Given problem: Copy every entry word for word, but skip the pictures.

Supplied entries:
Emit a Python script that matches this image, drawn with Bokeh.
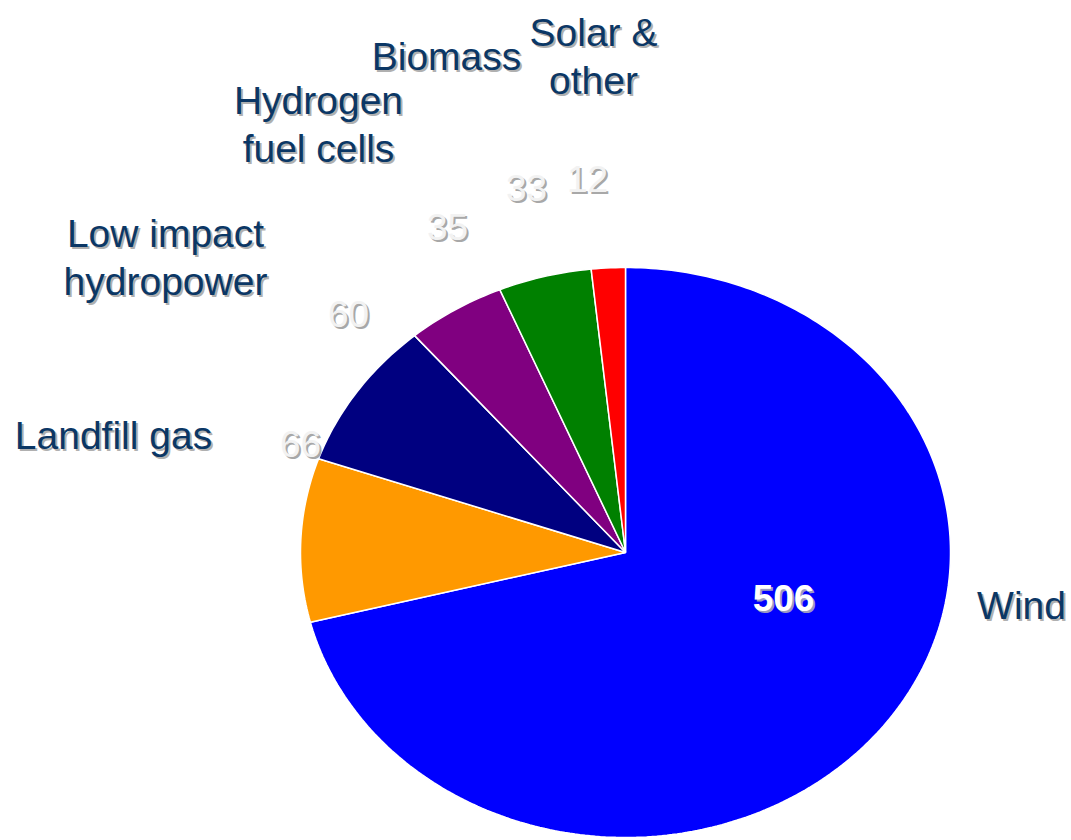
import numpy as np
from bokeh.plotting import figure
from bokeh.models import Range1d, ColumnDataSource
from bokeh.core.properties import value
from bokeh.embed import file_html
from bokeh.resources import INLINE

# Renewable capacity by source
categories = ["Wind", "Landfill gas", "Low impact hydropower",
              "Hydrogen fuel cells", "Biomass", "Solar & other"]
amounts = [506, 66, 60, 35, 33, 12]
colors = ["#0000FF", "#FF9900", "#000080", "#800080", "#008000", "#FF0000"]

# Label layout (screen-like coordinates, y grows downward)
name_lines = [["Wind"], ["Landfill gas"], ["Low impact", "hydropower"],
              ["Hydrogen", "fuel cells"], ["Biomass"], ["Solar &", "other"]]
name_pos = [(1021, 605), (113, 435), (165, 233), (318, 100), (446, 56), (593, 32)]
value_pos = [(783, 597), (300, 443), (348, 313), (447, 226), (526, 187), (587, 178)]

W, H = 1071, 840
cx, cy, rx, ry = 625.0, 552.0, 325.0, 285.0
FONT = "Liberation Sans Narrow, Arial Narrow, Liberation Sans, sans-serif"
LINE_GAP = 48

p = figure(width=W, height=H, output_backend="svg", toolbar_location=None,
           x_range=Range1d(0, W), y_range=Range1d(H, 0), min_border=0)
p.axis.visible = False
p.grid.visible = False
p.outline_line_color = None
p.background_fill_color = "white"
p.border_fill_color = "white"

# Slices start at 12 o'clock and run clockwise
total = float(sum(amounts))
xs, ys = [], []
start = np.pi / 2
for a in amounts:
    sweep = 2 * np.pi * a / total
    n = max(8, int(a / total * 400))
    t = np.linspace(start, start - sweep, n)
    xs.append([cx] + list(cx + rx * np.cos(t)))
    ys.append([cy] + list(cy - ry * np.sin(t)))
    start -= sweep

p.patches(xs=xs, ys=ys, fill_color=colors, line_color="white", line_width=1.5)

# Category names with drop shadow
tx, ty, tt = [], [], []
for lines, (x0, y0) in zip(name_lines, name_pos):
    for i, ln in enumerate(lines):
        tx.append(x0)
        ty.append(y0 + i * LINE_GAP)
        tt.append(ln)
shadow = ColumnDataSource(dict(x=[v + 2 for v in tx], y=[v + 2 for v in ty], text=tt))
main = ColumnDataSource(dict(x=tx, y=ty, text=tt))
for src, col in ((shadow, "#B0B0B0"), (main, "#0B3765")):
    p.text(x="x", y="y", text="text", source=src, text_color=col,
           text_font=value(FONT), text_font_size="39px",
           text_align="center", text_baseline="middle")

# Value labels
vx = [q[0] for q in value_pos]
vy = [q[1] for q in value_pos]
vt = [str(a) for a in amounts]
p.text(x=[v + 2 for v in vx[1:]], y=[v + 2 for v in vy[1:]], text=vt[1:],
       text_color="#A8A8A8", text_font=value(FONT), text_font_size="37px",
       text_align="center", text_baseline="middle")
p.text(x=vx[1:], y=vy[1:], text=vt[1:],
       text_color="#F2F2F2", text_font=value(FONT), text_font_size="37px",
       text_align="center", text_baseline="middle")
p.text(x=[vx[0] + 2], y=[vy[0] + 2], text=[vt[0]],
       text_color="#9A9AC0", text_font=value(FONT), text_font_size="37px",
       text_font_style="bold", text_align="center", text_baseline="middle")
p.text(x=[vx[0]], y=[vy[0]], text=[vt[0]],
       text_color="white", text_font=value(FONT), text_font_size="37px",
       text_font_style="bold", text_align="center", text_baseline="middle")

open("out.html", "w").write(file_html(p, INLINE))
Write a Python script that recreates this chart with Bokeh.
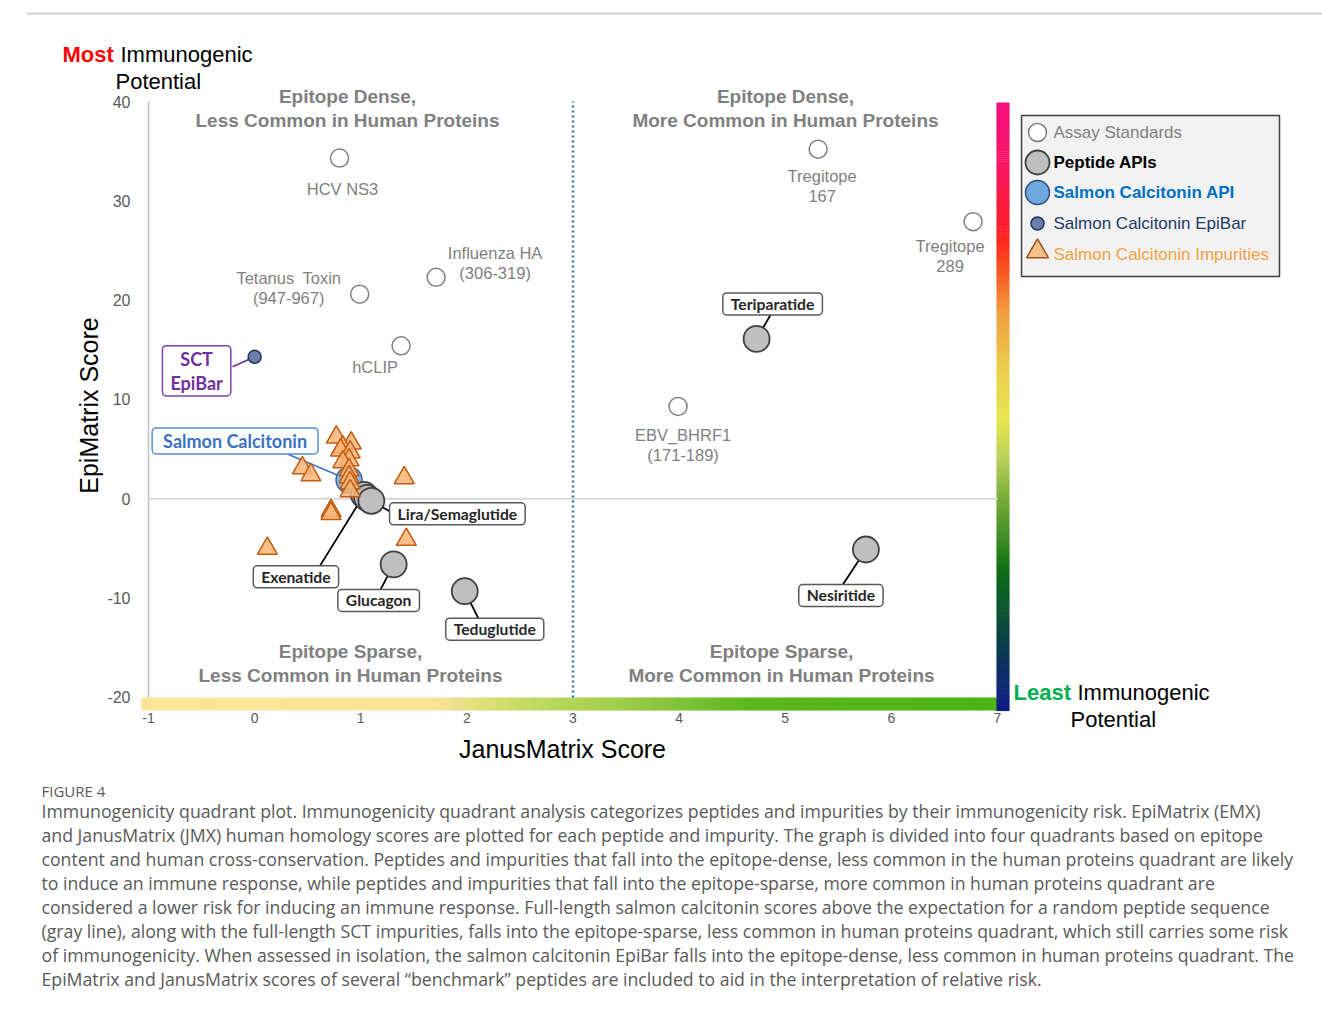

Full output:
Emit a Python script that matches this image, drawn with Bokeh.
import numpy as np
from bokeh.plotting import figure
from bokeh.models import Range1d, ColumnDataSource
from bokeh.core.properties import value
from bokeh.embed import file_html
from bokeh.resources import INLINE

# Renewable capacity by source
categories = ["Wind", "Landfill gas", "Low impact hydropower",
              "Hydrogen fuel cells", "Biomass", "Solar & other"]
amounts = [506, 66, 60, 35, 33, 12]
colors = ["#0000FF", "#FF9900", "#000080", "#800080", "#008000", "#FF0000"]

# Label layout (screen-like coordinates, y grows downward)
name_lines = [["Wind"], ["Landfill gas"], ["Low impact", "hydropower"],
              ["Hydrogen", "fuel cells"], ["Biomass"], ["Solar &", "other"]]
name_pos = [(1021, 605), (113, 435), (165, 233), (318, 100), (446, 56), (593, 32)]
value_pos = [(783, 597), (300, 443), (348, 313), (447, 226), (526, 187), (587, 178)]

W, H = 1071, 840
cx, cy, rx, ry = 625.0, 552.0, 325.0, 285.0
FONT = "Liberation Sans Narrow, Arial Narrow, Liberation Sans, sans-serif"
LINE_GAP = 48

p = figure(width=W, height=H, output_backend="svg", toolbar_location=None,
           x_range=Range1d(0, W), y_range=Range1d(H, 0), min_border=0)
p.axis.visible = False
p.grid.visible = False
p.outline_line_color = None
p.background_fill_color = "white"
p.border_fill_color = "white"

# Slices start at 12 o'clock and run clockwise
total = float(sum(amounts))
xs, ys = [], []
start = np.pi / 2
for a in amounts:
    sweep = 2 * np.pi * a / total
    n = max(8, int(a / total * 400))
    t = np.linspace(start, start - sweep, n)
    xs.append([cx] + list(cx + rx * np.cos(t)))
    ys.append([cy] + list(cy - ry * np.sin(t)))
    start -= sweep

p.patches(xs=xs, ys=ys, fill_color=colors, line_color="white", line_width=1.5)

# Category names with drop shadow
tx, ty, tt = [], [], []
for lines, (x0, y0) in zip(name_lines, name_pos):
    for i, ln in enumerate(lines):
        tx.append(x0)
        ty.append(y0 + i * LINE_GAP)
        tt.append(ln)
shadow = ColumnDataSource(dict(x=[v + 2 for v in tx], y=[v + 2 for v in ty], text=tt))
main = ColumnDataSource(dict(x=tx, y=ty, text=tt))
for src, col in ((shadow, "#B0B0B0"), (main, "#0B3765")):
    p.text(x="x", y="y", text="text", source=src, text_color=col,
           text_font=value(FONT), text_font_size="39px",
           text_align="center", text_baseline="middle")

# Value labels
vx = [q[0] for q in value_pos]
vy = [q[1] for q in value_pos]
vt = [str(a) for a in amounts]
p.text(x=[v + 2 for v in vx[1:]], y=[v + 2 for v in vy[1:]], text=vt[1:],
       text_color="#A8A8A8", text_font=value(FONT), text_font_size="37px",
       text_align="center", text_baseline="middle")
p.text(x=vx[1:], y=vy[1:], text=vt[1:],
       text_color="#F2F2F2", text_font=value(FONT), text_font_size="37px",
       text_align="center", text_baseline="middle")
p.text(x=[vx[0] + 2], y=[vy[0] + 2], text=[vt[0]],
       text_color="#9A9AC0", text_font=value(FONT), text_font_size="37px",
       text_font_style="bold", text_align="center", text_baseline="middle")
p.text(x=[vx[0]], y=[vy[0]], text=[vt[0]],
       text_color="white", text_font=value(FONT), text_font_size="37px",
       text_font_style="bold", text_align="center", text_baseline="middle")

open("out.html", "w").write(file_html(p, INLINE))
Write a Python script that recreates this chart with Bokeh.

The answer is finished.